= Janet Perna =

IBM computer scientist

Janet Perna is an American computer scientist known for her work in coordinating IBM's work in the field of databases.

== Education and career ==
Perna grew up in Poughkeepsie, New York. She graduated with a degree in mathematics from SUNY Oneonta in 1970, and started teaching mathematics. In 1974 she moved to California and got a job at IBM as a programmer. She worked first in San Jose, and then moved to IBM's Santa Teresa Laboratory. She later moved to the data management division, and then the information management group. Projects she worked on included preparing the IBM Db2 for public release, and encouraging IBM's 2001 purchase of the database company Informix Corporation. Perna was recognized as an industry leader for her contributions to IBM's data management business. She played a crucial role in expanding IBM's data management into new, lucrative areas and setting industry standards. By 2001, she was the most senior female executive at IBM.

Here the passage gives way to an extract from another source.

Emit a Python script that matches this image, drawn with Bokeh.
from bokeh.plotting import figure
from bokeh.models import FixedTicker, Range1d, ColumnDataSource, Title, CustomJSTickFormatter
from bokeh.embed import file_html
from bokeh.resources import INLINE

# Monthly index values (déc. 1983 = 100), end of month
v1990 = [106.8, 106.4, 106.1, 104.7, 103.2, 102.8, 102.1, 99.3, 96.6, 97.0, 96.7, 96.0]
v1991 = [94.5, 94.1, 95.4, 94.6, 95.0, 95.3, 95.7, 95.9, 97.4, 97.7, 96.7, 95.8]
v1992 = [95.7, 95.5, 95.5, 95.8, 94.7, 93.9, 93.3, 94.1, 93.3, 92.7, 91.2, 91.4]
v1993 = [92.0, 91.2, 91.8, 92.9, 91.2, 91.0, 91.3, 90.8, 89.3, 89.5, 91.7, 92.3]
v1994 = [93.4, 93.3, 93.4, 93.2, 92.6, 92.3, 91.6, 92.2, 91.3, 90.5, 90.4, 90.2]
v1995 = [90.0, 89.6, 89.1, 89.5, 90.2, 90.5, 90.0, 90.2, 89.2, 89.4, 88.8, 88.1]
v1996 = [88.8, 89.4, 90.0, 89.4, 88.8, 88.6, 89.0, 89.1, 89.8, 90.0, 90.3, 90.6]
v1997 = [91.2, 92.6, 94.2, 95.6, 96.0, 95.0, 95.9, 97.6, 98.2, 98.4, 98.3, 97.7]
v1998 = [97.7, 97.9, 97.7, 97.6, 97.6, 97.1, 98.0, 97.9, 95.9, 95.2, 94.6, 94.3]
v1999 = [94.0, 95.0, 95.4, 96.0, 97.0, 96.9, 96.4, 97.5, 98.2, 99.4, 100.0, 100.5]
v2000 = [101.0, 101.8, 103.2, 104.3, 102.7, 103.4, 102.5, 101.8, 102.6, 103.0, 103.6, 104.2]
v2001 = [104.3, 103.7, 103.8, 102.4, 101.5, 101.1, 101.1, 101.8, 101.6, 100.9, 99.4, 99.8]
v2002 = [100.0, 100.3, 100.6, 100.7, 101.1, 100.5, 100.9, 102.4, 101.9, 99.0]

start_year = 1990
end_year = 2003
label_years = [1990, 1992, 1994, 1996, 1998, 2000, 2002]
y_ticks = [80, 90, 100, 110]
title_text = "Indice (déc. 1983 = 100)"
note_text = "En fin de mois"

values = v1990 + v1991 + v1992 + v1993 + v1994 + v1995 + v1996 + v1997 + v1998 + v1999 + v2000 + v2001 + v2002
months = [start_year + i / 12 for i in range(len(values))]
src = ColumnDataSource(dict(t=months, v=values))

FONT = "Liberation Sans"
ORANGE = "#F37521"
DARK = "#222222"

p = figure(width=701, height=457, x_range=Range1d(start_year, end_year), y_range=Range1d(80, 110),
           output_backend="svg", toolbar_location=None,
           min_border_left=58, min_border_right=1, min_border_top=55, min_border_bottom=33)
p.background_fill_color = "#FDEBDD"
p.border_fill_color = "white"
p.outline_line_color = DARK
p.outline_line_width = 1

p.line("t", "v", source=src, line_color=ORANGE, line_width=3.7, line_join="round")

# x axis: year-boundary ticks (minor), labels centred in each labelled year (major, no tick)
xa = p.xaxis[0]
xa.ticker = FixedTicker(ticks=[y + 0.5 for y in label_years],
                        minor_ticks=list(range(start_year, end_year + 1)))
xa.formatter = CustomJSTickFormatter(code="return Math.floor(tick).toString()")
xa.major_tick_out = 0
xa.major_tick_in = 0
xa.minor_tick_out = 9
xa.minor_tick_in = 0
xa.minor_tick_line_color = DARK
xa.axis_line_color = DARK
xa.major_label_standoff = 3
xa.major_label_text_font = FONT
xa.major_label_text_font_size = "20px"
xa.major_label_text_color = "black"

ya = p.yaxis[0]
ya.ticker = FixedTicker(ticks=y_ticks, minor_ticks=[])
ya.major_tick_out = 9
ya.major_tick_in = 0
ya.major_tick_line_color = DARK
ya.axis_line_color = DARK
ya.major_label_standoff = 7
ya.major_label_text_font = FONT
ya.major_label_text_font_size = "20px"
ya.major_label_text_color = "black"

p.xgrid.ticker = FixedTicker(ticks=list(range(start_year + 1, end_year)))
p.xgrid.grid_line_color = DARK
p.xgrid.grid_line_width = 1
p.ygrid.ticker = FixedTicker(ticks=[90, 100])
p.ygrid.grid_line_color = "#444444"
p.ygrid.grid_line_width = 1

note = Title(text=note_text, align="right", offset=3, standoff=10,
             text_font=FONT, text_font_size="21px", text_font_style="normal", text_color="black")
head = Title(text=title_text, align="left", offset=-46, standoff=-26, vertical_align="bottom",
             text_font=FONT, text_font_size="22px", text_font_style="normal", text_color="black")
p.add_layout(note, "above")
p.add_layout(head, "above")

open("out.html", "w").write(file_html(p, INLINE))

After 31 years at IBM, she retired in 2006.

== Honors and awards ==
During her time at IBM, Janet was inducted into the Women in Technology International Hall of Fame and was recognized by InformationWeek as one of the "Top 10 Women in IT" in the United States.

Perna received an honorary degree from State University of New York at Oneonta in 2012.

In 2018, SUNY Oneota re-named a building the "Janet R. Perna Science Building".

In addition to these honors, Perna has been recognized for her leadership in database management at IBM. She was named one of the "Top 50 Women to Watch" by Women in Technology International and received the "Leadership Award" from Computerworld. Additionally, eWeek listed her in their "Top 100 Most Influential People in IT". Her contributions were pivotal in IBM's acquisition of Informix Corporation, further cementing her legacy in the tech industry.

== Volunteering ==
Perna would later go on to co-found the Perna-Rose Foundation for Hope. As of June 2025, the foundation has donated $2,925,246 to non-profits.